▶ [Instructions to follow] Repeat, exactly and completely, the material that follows. Omit the pictures.

▶ [Source data]
________________________________________

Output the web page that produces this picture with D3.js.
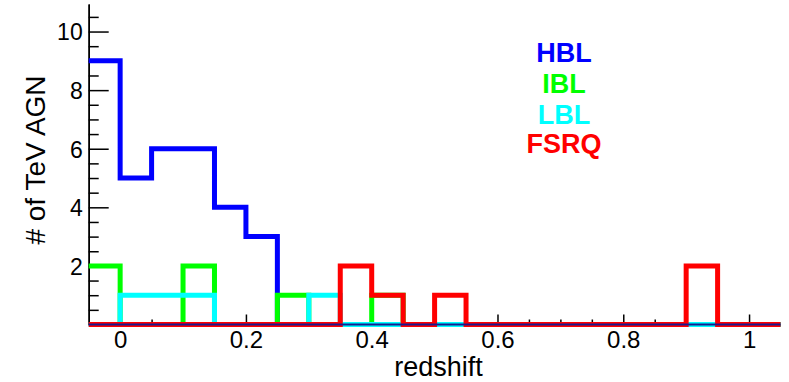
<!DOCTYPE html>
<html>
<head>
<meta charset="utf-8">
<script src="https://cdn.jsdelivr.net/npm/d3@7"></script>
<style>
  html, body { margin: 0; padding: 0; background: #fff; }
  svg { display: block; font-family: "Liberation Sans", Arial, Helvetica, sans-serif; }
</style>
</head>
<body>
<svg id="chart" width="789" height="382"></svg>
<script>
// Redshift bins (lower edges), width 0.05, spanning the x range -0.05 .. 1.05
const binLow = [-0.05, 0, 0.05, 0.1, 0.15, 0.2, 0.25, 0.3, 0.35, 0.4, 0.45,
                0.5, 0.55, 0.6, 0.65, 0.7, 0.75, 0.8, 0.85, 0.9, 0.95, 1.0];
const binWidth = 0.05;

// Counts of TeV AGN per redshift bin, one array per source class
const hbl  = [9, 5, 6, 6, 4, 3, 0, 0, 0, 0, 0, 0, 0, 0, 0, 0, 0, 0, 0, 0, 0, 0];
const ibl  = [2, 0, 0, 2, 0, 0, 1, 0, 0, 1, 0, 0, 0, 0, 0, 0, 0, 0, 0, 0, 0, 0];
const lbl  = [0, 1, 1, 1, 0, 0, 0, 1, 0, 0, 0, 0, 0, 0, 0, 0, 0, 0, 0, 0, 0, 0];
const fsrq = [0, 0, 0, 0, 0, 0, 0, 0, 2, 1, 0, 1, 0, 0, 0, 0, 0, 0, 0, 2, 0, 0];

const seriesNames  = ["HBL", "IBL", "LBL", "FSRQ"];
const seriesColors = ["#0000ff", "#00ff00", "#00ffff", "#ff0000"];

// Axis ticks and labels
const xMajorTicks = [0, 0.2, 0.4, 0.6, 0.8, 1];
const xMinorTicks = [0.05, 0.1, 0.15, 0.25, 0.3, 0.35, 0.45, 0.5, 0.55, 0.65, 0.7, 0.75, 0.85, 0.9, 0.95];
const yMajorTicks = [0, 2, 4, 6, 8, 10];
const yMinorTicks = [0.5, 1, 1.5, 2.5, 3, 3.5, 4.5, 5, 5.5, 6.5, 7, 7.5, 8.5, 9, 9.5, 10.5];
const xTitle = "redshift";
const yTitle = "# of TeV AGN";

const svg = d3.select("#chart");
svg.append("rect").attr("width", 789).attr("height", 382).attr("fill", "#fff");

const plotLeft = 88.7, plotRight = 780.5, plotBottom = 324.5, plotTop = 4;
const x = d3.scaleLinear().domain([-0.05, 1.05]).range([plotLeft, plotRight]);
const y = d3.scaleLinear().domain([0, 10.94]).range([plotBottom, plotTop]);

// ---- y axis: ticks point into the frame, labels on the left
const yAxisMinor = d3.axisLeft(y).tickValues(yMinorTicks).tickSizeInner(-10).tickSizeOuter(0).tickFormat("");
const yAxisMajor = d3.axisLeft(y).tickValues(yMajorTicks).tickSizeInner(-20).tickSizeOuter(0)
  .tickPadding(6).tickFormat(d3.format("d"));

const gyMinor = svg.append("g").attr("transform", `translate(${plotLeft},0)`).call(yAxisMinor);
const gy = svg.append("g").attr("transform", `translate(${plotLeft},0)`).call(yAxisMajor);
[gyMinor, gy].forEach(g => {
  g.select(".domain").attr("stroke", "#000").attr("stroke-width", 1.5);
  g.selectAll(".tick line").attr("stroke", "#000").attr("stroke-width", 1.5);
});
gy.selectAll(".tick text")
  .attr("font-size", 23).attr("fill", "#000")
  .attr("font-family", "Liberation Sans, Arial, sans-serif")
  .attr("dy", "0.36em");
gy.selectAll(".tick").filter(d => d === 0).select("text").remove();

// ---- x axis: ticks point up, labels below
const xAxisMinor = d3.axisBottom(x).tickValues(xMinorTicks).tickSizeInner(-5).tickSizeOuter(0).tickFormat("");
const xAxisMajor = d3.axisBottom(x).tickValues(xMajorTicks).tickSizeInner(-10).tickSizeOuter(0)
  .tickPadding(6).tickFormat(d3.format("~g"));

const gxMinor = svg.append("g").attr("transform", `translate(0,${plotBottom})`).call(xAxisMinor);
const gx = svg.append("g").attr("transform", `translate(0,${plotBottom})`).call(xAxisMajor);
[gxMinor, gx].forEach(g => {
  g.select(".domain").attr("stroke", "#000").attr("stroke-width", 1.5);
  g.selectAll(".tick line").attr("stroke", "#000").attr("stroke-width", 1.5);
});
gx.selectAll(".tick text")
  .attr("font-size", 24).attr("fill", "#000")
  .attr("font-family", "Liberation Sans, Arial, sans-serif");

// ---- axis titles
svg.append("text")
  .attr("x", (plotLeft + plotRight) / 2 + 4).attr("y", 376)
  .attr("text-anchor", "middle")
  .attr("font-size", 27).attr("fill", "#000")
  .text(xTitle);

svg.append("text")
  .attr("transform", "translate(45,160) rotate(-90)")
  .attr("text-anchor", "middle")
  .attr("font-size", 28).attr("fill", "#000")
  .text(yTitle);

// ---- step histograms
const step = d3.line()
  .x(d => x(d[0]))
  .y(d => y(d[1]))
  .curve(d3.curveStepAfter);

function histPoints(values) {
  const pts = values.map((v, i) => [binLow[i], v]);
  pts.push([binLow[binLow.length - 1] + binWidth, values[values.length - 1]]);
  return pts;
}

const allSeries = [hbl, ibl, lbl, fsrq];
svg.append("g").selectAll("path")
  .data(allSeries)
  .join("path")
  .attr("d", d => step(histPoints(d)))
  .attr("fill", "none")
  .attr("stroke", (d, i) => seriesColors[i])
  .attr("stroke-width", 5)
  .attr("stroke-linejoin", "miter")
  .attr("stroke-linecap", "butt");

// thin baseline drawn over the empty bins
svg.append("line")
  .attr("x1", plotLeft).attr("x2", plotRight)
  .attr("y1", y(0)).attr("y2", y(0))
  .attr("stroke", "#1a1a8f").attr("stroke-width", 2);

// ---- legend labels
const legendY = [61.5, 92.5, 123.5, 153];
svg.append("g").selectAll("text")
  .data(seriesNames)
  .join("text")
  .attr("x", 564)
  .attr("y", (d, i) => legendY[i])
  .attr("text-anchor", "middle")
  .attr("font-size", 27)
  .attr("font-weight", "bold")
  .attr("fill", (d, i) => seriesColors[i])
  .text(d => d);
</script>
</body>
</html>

________________________________________

▶ [Solved exercise]
Output the web page that produces this picture with D3.js.
<!DOCTYPE html>
<html>
<head>
<meta charset="utf-8">
<script src="https://cdn.jsdelivr.net/npm/d3@7"></script>
<style>
  html, body { margin: 0; padding: 0; background: #fff; }
  svg { display: block; font-family: "Liberation Sans", Arial, Helvetica, sans-serif; }
</style>
</head>
<body>
<svg id="chart" width="789" height="382"></svg>
<script>
// Redshift bins (lower edges), width 0.05, spanning the x range -0.05 .. 1.05
const binLow = [-0.05, 0, 0.05, 0.1, 0.15, 0.2, 0.25, 0.3, 0.35, 0.4, 0.45,
                0.5, 0.55, 0.6, 0.65, 0.7, 0.75, 0.8, 0.85, 0.9, 0.95, 1.0];
const binWidth = 0.05;

// Counts of TeV AGN per redshift bin, one array per source class
const hbl  = [9, 5, 6, 6, 4, 3, 0, 0, 0, 0, 0, 0, 0, 0, 0, 0, 0, 0, 0, 0, 0, 0];
const ibl  = [2, 0, 0, 2, 0, 0, 1, 0, 0, 1, 0, 0, 0, 0, 0, 0, 0, 0, 0, 0, 0, 0];
const lbl  = [0, 1, 1, 1, 0, 0, 0, 1, 0, 0, 0, 0, 0, 0, 0, 0, 0, 0, 0, 0, 0, 0];
const fsrq = [0, 0, 0, 0, 0, 0, 0, 0, 2, 1, 0, 1, 0, 0, 0, 0, 0, 0, 0, 2, 0, 0];

const seriesNames  = ["HBL", "IBL", "LBL", "FSRQ"];
const seriesColors = ["#0000ff", "#00ff00", "#00ffff", "#ff0000"];

// Axis ticks and labels
const xMajorTicks = [0, 0.2, 0.4, 0.6, 0.8, 1];
const xMinorTicks = [0.05, 0.1, 0.15, 0.25, 0.3, 0.35, 0.45, 0.5, 0.55, 0.65, 0.7, 0.75, 0.85, 0.9, 0.95];
const yMajorTicks = [0, 2, 4, 6, 8, 10];
const yMinorTicks = [0.5, 1, 1.5, 2.5, 3, 3.5, 4.5, 5, 5.5, 6.5, 7, 7.5, 8.5, 9, 9.5, 10.5];
const xTitle = "redshift";
const yTitle = "# of TeV AGN";

const svg = d3.select("#chart");
svg.append("rect").attr("width", 789).attr("height", 382).attr("fill", "#fff");

const plotLeft = 88.7, plotRight = 780.5, plotBottom = 324.5, plotTop = 4;
const x = d3.scaleLinear().domain([-0.05, 1.05]).range([plotLeft, plotRight]);
const y = d3.scaleLinear().domain([0, 10.94]).range([plotBottom, plotTop]);

// ---- y axis: ticks point into the frame, labels on the left
const yAxisMinor = d3.axisLeft(y).tickValues(yMinorTicks).tickSizeInner(-10).tickSizeOuter(0).tickFormat("");
const yAxisMajor = d3.axisLeft(y).tickValues(yMajorTicks).tickSizeInner(-20).tickSizeOuter(0)
  .tickPadding(6).tickFormat(d3.format("d"));

const gyMinor = svg.append("g").attr("transform", `translate(${plotLeft},0)`).call(yAxisMinor);
const gy = svg.append("g").attr("transform", `translate(${plotLeft},0)`).call(yAxisMajor);
[gyMinor, gy].forEach(g => {
  g.select(".domain").attr("stroke", "#000").attr("stroke-width", 1.5);
  g.selectAll(".tick line").attr("stroke", "#000").attr("stroke-width", 1.5);
});
gy.selectAll(".tick text")
  .attr("font-size", 23).attr("fill", "#000")
  .attr("font-family", "Liberation Sans, Arial, sans-serif")
  .attr("dy", "0.36em");
gy.selectAll(".tick").filter(d => d === 0).select("text").remove();

// ---- x axis: ticks point up, labels below
const xAxisMinor = d3.axisBottom(x).tickValues(xMinorTicks).tickSizeInner(-5).tickSizeOuter(0).tickFormat("");
const xAxisMajor = d3.axisBottom(x).tickValues(xMajorTicks).tickSizeInner(-10).tickSizeOuter(0)
  .tickPadding(6).tickFormat(d3.format("~g"));

const gxMinor = svg.append("g").attr("transform", `translate(0,${plotBottom})`).call(xAxisMinor);
const gx = svg.append("g").attr("transform", `translate(0,${plotBottom})`).call(xAxisMajor);
[gxMinor, gx].forEach(g => {
  g.select(".domain").attr("stroke", "#000").attr("stroke-width", 1.5);
  g.selectAll(".tick line").attr("stroke", "#000").attr("stroke-width", 1.5);
});
gx.selectAll(".tick text")
  .attr("font-size", 24).attr("fill", "#000")
  .attr("font-family", "Liberation Sans, Arial, sans-serif");

// ---- axis titles
svg.append("text")
  .attr("x", (plotLeft + plotRight) / 2 + 4).attr("y", 376)
  .attr("text-anchor", "middle")
  .attr("font-size", 27).attr("fill", "#000")
  .text(xTitle);

svg.append("text")
  .attr("transform", "translate(45,160) rotate(-90)")
  .attr("text-anchor", "middle")
  .attr("font-size", 28).attr("fill", "#000")
  .text(yTitle);

// ---- step histograms
const step = d3.line()
  .x(d => x(d[0]))
  .y(d => y(d[1]))
  .curve(d3.curveStepAfter);

function histPoints(values) {
  const pts = values.map((v, i) => [binLow[i], v]);
  pts.push([binLow[binLow.length - 1] + binWidth, values[values.length - 1]]);
  return pts;
}

const allSeries = [hbl, ibl, lbl, fsrq];
svg.append("g").selectAll("path")
  .data(allSeries)
  .join("path")
  .attr("d", d => step(histPoints(d)))
  .attr("fill", "none")
  .attr("stroke", (d, i) => seriesColors[i])
  .attr("stroke-width", 5)
  .attr("stroke-linejoin", "miter")
  .attr("stroke-linecap", "butt");

// thin baseline drawn over the empty bins
svg.append("line")
  .attr("x1", plotLeft).attr("x2", plotRight)
  .attr("y1", y(0)).attr("y2", y(0))
  .attr("stroke", "#1a1a8f").attr("stroke-width", 2);

// ---- legend labels
const legendY = [61.5, 92.5, 123.5, 153];
svg.append("g").selectAll("text")
  .data(seriesNames)
  .join("text")
  .attr("x", 564)
  .attr("y", (d, i) => legendY[i])
  .attr("text-anchor", "middle")
  .attr("font-size", 27)
  .attr("font-weight", "bold")
  .attr("fill", (d, i) => seriesColors[i])
  .text(d => d);
</script>
</body>
</html>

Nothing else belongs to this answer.